GOAL OF THE EXERCISE:
Reproduce all the lines exactly as they stand, apart from the pictures.

....

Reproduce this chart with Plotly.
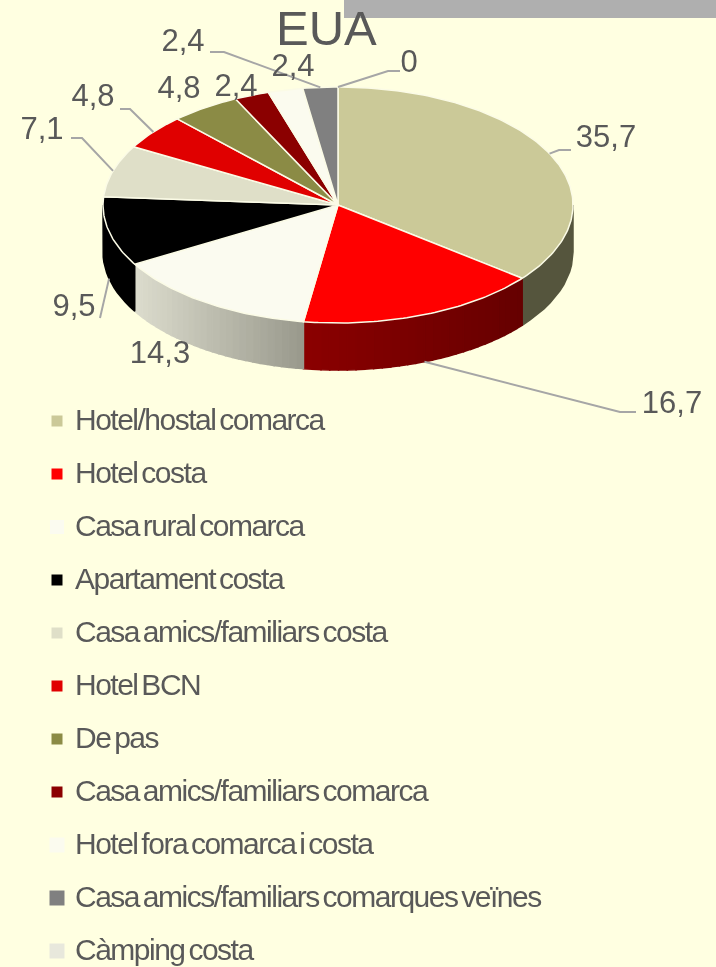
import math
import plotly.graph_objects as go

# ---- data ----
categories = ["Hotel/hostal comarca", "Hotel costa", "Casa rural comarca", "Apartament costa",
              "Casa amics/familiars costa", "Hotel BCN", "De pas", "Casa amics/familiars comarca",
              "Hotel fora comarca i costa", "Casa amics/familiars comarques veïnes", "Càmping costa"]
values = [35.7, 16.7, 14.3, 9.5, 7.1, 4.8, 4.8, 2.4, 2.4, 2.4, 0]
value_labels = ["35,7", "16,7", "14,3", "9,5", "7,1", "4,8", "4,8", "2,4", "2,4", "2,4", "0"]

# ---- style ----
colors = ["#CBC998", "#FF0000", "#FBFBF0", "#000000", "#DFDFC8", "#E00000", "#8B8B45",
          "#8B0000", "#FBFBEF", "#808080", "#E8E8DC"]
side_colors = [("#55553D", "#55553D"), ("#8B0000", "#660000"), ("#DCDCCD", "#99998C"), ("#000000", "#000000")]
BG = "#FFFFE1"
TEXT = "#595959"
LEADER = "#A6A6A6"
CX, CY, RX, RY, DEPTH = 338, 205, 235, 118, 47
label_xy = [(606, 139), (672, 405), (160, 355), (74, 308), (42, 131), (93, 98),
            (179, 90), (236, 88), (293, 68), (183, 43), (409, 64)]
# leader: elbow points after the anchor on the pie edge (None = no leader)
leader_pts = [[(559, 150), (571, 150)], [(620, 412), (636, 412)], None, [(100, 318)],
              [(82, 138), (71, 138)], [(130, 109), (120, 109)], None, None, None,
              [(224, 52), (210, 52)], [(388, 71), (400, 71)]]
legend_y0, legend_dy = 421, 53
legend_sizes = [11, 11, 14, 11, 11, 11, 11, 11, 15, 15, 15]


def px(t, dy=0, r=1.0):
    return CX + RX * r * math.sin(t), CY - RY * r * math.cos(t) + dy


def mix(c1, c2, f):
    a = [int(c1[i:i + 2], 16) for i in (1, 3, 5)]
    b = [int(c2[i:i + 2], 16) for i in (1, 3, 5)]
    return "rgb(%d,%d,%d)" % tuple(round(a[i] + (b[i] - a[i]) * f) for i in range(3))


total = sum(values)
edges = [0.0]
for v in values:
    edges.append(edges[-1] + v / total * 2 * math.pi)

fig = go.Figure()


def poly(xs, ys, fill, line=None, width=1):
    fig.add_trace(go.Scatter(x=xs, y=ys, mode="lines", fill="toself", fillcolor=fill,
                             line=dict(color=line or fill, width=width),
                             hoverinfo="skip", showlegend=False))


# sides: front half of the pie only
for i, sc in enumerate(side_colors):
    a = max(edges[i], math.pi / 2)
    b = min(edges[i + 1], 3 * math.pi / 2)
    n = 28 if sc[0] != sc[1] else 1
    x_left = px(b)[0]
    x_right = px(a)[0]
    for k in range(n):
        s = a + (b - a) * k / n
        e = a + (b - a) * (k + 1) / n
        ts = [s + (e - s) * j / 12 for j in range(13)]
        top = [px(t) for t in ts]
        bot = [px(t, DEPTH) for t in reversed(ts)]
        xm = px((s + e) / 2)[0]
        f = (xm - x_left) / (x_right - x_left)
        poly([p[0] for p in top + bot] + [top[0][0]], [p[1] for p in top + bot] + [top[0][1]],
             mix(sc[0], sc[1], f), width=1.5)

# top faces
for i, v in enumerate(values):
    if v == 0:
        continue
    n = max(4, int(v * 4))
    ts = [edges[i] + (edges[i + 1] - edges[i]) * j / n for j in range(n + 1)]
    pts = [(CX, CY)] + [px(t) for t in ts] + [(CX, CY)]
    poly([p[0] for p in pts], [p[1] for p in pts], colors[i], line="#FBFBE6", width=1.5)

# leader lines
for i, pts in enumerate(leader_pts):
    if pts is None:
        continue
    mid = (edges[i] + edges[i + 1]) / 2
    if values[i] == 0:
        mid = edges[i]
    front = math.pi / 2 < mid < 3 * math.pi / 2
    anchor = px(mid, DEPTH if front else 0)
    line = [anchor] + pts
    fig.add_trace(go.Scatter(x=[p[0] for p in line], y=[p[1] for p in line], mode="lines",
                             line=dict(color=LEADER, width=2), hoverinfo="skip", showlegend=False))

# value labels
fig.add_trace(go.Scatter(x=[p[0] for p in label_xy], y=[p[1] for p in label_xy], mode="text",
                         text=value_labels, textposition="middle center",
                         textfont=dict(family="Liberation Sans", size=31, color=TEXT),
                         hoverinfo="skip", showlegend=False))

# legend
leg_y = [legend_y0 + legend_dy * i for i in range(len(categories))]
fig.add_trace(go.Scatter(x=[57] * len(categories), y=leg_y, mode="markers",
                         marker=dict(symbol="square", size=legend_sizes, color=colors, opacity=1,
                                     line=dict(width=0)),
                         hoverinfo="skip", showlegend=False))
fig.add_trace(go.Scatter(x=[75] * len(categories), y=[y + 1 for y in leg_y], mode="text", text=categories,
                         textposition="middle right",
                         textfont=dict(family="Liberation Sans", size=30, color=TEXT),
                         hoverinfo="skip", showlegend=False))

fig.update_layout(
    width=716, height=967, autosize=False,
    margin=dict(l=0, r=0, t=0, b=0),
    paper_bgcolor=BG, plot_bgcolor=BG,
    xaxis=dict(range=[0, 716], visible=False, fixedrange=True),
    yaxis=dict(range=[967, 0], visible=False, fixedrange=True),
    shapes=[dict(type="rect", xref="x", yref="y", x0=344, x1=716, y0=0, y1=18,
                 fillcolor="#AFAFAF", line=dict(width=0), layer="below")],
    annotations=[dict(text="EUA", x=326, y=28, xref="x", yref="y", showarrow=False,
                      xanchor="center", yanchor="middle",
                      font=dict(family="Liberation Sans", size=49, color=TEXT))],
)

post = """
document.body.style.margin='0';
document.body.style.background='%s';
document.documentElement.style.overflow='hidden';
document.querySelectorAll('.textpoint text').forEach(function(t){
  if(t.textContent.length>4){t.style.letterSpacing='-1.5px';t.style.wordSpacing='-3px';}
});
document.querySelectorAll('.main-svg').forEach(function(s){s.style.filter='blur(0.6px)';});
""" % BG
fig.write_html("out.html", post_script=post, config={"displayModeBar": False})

....

TASK SOLUTION:
Reproduce this chart with Plotly.
import math
import plotly.graph_objects as go

# ---- data ----
categories = ["Hotel/hostal comarca", "Hotel costa", "Casa rural comarca", "Apartament costa",
              "Casa amics/familiars costa", "Hotel BCN", "De pas", "Casa amics/familiars comarca",
              "Hotel fora comarca i costa", "Casa amics/familiars comarques veïnes", "Càmping costa"]
values = [35.7, 16.7, 14.3, 9.5, 7.1, 4.8, 4.8, 2.4, 2.4, 2.4, 0]
value_labels = ["35,7", "16,7", "14,3", "9,5", "7,1", "4,8", "4,8", "2,4", "2,4", "2,4", "0"]

# ---- style ----
colors = ["#CBC998", "#FF0000", "#FBFBF0", "#000000", "#DFDFC8", "#E00000", "#8B8B45",
          "#8B0000", "#FBFBEF", "#808080", "#E8E8DC"]
side_colors = [("#55553D", "#55553D"), ("#8B0000", "#660000"), ("#DCDCCD", "#99998C"), ("#000000", "#000000")]
BG = "#FFFFE1"
TEXT = "#595959"
LEADER = "#A6A6A6"
CX, CY, RX, RY, DEPTH = 338, 205, 235, 118, 47
label_xy = [(606, 139), (672, 405), (160, 355), (74, 308), (42, 131), (93, 98),
            (179, 90), (236, 88), (293, 68), (183, 43), (409, 64)]
# leader: elbow points after the anchor on the pie edge (None = no leader)
leader_pts = [[(559, 150), (571, 150)], [(620, 412), (636, 412)], None, [(100, 318)],
              [(82, 138), (71, 138)], [(130, 109), (120, 109)], None, None, None,
              [(224, 52), (210, 52)], [(388, 71), (400, 71)]]
legend_y0, legend_dy = 421, 53
legend_sizes = [11, 11, 14, 11, 11, 11, 11, 11, 15, 15, 15]


def px(t, dy=0, r=1.0):
    return CX + RX * r * math.sin(t), CY - RY * r * math.cos(t) + dy


def mix(c1, c2, f):
    a = [int(c1[i:i + 2], 16) for i in (1, 3, 5)]
    b = [int(c2[i:i + 2], 16) for i in (1, 3, 5)]
    return "rgb(%d,%d,%d)" % tuple(round(a[i] + (b[i] - a[i]) * f) for i in range(3))


total = sum(values)
edges = [0.0]
for v in values:
    edges.append(edges[-1] + v / total * 2 * math.pi)

fig = go.Figure()


def poly(xs, ys, fill, line=None, width=1):
    fig.add_trace(go.Scatter(x=xs, y=ys, mode="lines", fill="toself", fillcolor=fill,
                             line=dict(color=line or fill, width=width),
                             hoverinfo="skip", showlegend=False))


# sides: front half of the pie only
for i, sc in enumerate(side_colors):
    a = max(edges[i], math.pi / 2)
    b = min(edges[i + 1], 3 * math.pi / 2)
    n = 28 if sc[0] != sc[1] else 1
    x_left = px(b)[0]
    x_right = px(a)[0]
    for k in range(n):
        s = a + (b - a) * k / n
        e = a + (b - a) * (k + 1) / n
        ts = [s + (e - s) * j / 12 for j in range(13)]
        top = [px(t) for t in ts]
        bot = [px(t, DEPTH) for t in reversed(ts)]
        xm = px((s + e) / 2)[0]
        f = (xm - x_left) / (x_right - x_left)
        poly([p[0] for p in top + bot] + [top[0][0]], [p[1] for p in top + bot] + [top[0][1]],
             mix(sc[0], sc[1], f), width=1.5)

# top faces
for i, v in enumerate(values):
    if v == 0:
        continue
    n = max(4, int(v * 4))
    ts = [edges[i] + (edges[i + 1] - edges[i]) * j / n for j in range(n + 1)]
    pts = [(CX, CY)] + [px(t) for t in ts] + [(CX, CY)]
    poly([p[0] for p in pts], [p[1] for p in pts], colors[i], line="#FBFBE6", width=1.5)

# leader lines
for i, pts in enumerate(leader_pts):
    if pts is None:
        continue
    mid = (edges[i] + edges[i + 1]) / 2
    if values[i] == 0:
        mid = edges[i]
    front = math.pi / 2 < mid < 3 * math.pi / 2
    anchor = px(mid, DEPTH if front else 0)
    line = [anchor] + pts
    fig.add_trace(go.Scatter(x=[p[0] for p in line], y=[p[1] for p in line], mode="lines",
                             line=dict(color=LEADER, width=2), hoverinfo="skip", showlegend=False))

# value labels
fig.add_trace(go.Scatter(x=[p[0] for p in label_xy], y=[p[1] for p in label_xy], mode="text",
                         text=value_labels, textposition="middle center",
                         textfont=dict(family="Liberation Sans", size=31, color=TEXT),
                         hoverinfo="skip", showlegend=False))

# legend
leg_y = [legend_y0 + legend_dy * i for i in range(len(categories))]
fig.add_trace(go.Scatter(x=[57] * len(categories), y=leg_y, mode="markers",
                         marker=dict(symbol="square", size=legend_sizes, color=colors, opacity=1,
                                     line=dict(width=0)),
                         hoverinfo="skip", showlegend=False))
fig.add_trace(go.Scatter(x=[75] * len(categories), y=[y + 1 for y in leg_y], mode="text", text=categories,
                         textposition="middle right",
                         textfont=dict(family="Liberation Sans", size=30, color=TEXT),
                         hoverinfo="skip", showlegend=False))

fig.update_layout(
    width=716, height=967, autosize=False,
    margin=dict(l=0, r=0, t=0, b=0),
    paper_bgcolor=BG, plot_bgcolor=BG,
    xaxis=dict(range=[0, 716], visible=False, fixedrange=True),
    yaxis=dict(range=[967, 0], visible=False, fixedrange=True),
    shapes=[dict(type="rect", xref="x", yref="y", x0=344, x1=716, y0=0, y1=18,
                 fillcolor="#AFAFAF", line=dict(width=0), layer="below")],
    annotations=[dict(text="EUA", x=326, y=28, xref="x", yref="y", showarrow=False,
                      xanchor="center", yanchor="middle",
                      font=dict(family="Liberation Sans", size=49, color=TEXT))],
)

post = """
document.body.style.margin='0';
document.body.style.background='%s';
document.documentElement.style.overflow='hidden';
document.querySelectorAll('.textpoint text').forEach(function(t){
  if(t.textContent.length>4){t.style.letterSpacing='-1.5px';t.style.wordSpacing='-3px';}
});
document.querySelectorAll('.main-svg').forEach(function(s){s.style.filter='blur(0.6px)';});
""" % BG
fig.write_html("out.html", post_script=post, config={"displayModeBar": False})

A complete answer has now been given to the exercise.